*DO THIS:* Begin with the first line of the material and copy each line word for word through the line that contains "const W = 300;"; the pictures are left out.

---------- SOURCE MATERIAL

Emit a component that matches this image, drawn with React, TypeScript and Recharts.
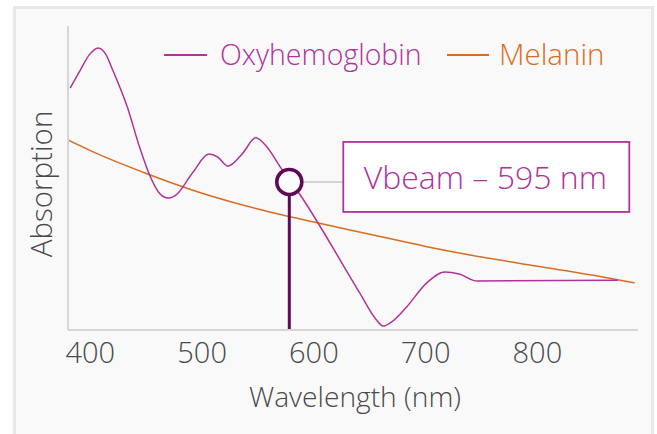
import React from 'react';
import { LineChart, Line, XAxis, YAxis, ReferenceLine, ReferenceDot, Legend } from 'recharts';

const oxyWavelengths = [382, 391, 399, 407, 414, 420, 433, 444, 453, 462, 467, 471, 476, 492, 506, 514, 523, 536, 548, 558, 570, 586, 641, 655, 662, 669, 683, 701, 717, 730, 746, 872];
const oxyValues = [79.6, 85.5, 90.5, 92.8, 90.6, 85.5, 73.4, 60.2, 51.0, 44.9, 43.6, 43.4, 44.2, 52.0, 57.9, 56.9, 53.9, 58.0, 63.2, 60.2, 53.6, 45.4, 12.2, 3.8, 1.3, 2.5, 7.6, 15.5, 19.1, 18.4, 16.1, 16.4];

const melaninWavelengths = [380, 400, 450, 500, 550, 600, 650, 700, 750, 800, 850, 887];
const melaninValues = [62.5, 59, 51.5, 45, 39.8, 35.5, 31.5, 27.5, 24, 21, 18, 15.5];

const xTicks = [400, 500, 600, 700, 800];
const seriesNames = ['Oxyhemoglobin', 'Melanin'];
const markerWavelength = 578;
const markerValue = 48.7;
const markerLabel = 'Vbeam \u2013 595 nm';

const oxyData = oxyWavelengths.map((x, i) => ({ x, v: oxyValues[i] }));
const melaninData = melaninWavelengths.map((x, i) => ({ x, v: melaninValues[i] }));

const OXY = '#b0329c';
const MEL = '#d86d22';
const MARK = '#5e0a55';
const TEXT = '#4a4a4a';
const FONT = '"Open Sans", Roboto, "Helvetica Neue", Arial, sans-serif';
const W = 300;

const LegendContent = () => (
  <div style={{ position: 'relative', width: 657, height: 40, fontFamily: FONT, fontWeight: W }}>
    <div style={{ position: 'absolute', left: 164, top: 19, width: 43, height: 1.5, background: OXY }} />
    <div style={{ position: 'absolute', left: 220, top: 0, fontSize: 28.5, lineHeight: '38px', color: OXY, whiteSpace: 'nowrap' }}>{seriesNames[0]}</div>
    <div style={{ position: 'absolute', left: 447, top: 19, width: 42, height: 1.5, background: MEL }} />
    <div style={{ position: 'absolute', left: 499, top: 0, fontSize: 29.5, lineHeight: '38px', color: MEL, whiteSpace: 'nowrap' }}>{seriesNames[1]}</div>
  </div>
);

const MarkerShape = (props: any) => {
  const { cx, cy } = props;
  const bx = cx + 54;
  const by = cy - 40;
  return (
    <g>
      <line x1={cx + 14} y1={cy} x2={bx} y2={cy} stroke="#d4d4d4" strokeWidth={2} />
      <rect x={bx} y={by} width={286} height={70} fill="#ffffff" stroke={OXY} strokeWidth={1.8} />
      <text x={bx + 142} y={cy + 7} textAnchor="middle" fontSize={32} fontWeight={W} fontFamily={FONT} fill={OXY}>
        {markerLabel}
      </text>
      <circle cx={cx} cy={cy} r={12.5} fill="#ffffff" stroke={MARK} strokeWidth={3.6} />
    </g>
  );
};

const YLabel = (props: any) => {
  const vb = props.viewBox || {};
  const x = vb.x + 44;
  const y = vb.y + vb.height / 2 + 6;
  return (
    <text x={x} y={y} transform={`rotate(-90, ${x}, ${y})`} textAnchor="middle" fontSize={29.5} fontWeight={W} fontFamily={FONT} fill={TEXT}>
      Absorption
    </text>
  );
};

const XLabel = (props: any) => {
  const vb = props.viewBox || {};
  return (
    <text x={vb.x + vb.width / 2 + 2} y={vb.y + 77} textAnchor="middle" fontSize={28.2} fontWeight={W} fontFamily={FONT} fill={TEXT}>
      Wavelength (nm)
    </text>
  );
};

export default function App() {
  return (
    <div style={{ position: 'absolute', left: 0, top: 0, width: 657, height: 434, background: '#ffffff', overflow: 'hidden' }}>
      <div style={{ position: 'absolute', left: 13, top: 6, width: 635, height: 460, background: '#f9f9f9', border: '3px solid #e8e8e8' }} />
      <div style={{ position: 'absolute', left: 0, top: 0 }}>
        <LineChart width={657} height={434} margin={{ top: 26, right: 19, bottom: 0, left: 8 }}>
          <XAxis
            dataKey="x"
            type="number"
            domain={[380, 890]}
            ticks={xTicks}
            allowDataOverflow
            height={104}
            axisLine={{ stroke: '#d6d6d6', strokeWidth: 2 }}
            tickLine={false}
            tickMargin={6}
            tick={{ fontSize: 29, fill: TEXT, fontFamily: FONT, fontWeight: W }}
            label={<XLabel />}
          />
          <YAxis
            type="number"
            domain={[0, 100]}
            width={60}
            tick={false}
            tickLine={false}
            axisLine={{ stroke: '#d6d6d6', strokeWidth: 2 }}
            label={<YLabel />}
          />
          <Legend
            layout="horizontal"
            verticalAlign="middle"
            align="center"
            wrapperStyle={{ position: 'absolute', left: 0, top: 35, width: 657 }}
            content={<LegendContent />}
          />
          <Line data={melaninData} dataKey="v" name={seriesNames[1]} type="monotone" stroke={MEL} strokeWidth={1.5} dot={false} isAnimationActive={false} />
          <Line data={oxyData} dataKey="v" name={seriesNames[0]} type="monotone" stroke={OXY} strokeWidth={1.5} dot={false} isAnimationActive={false} />
          <ReferenceLine
            segment={[{ x: markerWavelength, y: 0 }, { x: markerWavelength, y: markerValue }]}
            stroke={MARK}
            strokeWidth={3}
          />
          <ReferenceDot x={markerWavelength} y={markerValue} r={12.5} shape={<MarkerShape />} />
        </LineChart>
      </div>
    </div>
  );
}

--------------------

*RESPONSE TO THE TASK:*
Emit a component that matches this image, drawn with React, TypeScript and Recharts.
import React from 'react';
import { LineChart, Line, XAxis, YAxis, ReferenceLine, ReferenceDot, Legend } from 'recharts';

const oxyWavelengths = [382, 391, 399, 407, 414, 420, 433, 444, 453, 462, 467, 471, 476, 492, 506, 514, 523, 536, 548, 558, 570, 586, 641, 655, 662, 669, 683, 701, 717, 730, 746, 872];
const oxyValues = [79.6, 85.5, 90.5, 92.8, 90.6, 85.5, 73.4, 60.2, 51.0, 44.9, 43.6, 43.4, 44.2, 52.0, 57.9, 56.9, 53.9, 58.0, 63.2, 60.2, 53.6, 45.4, 12.2, 3.8, 1.3, 2.5, 7.6, 15.5, 19.1, 18.4, 16.1, 16.4];

const melaninWavelengths = [380, 400, 450, 500, 550, 600, 650, 700, 750, 800, 850, 887];
const melaninValues = [62.5, 59, 51.5, 45, 39.8, 35.5, 31.5, 27.5, 24, 21, 18, 15.5];

const xTicks = [400, 500, 600, 700, 800];
const seriesNames = ['Oxyhemoglobin', 'Melanin'];
const markerWavelength = 578;
const markerValue = 48.7;
const markerLabel = 'Vbeam \u2013 595 nm';

const oxyData = oxyWavelengths.map((x, i) => ({ x, v: oxyValues[i] }));
const melaninData = melaninWavelengths.map((x, i) => ({ x, v: melaninValues[i] }));

const OXY = '#b0329c';
const MEL = '#d86d22';
const MARK = '#5e0a55';
const TEXT = '#4a4a4a';
const FONT = '"Open Sans", Roboto, "Helvetica Neue", Arial, sans-serif';
const W = 300;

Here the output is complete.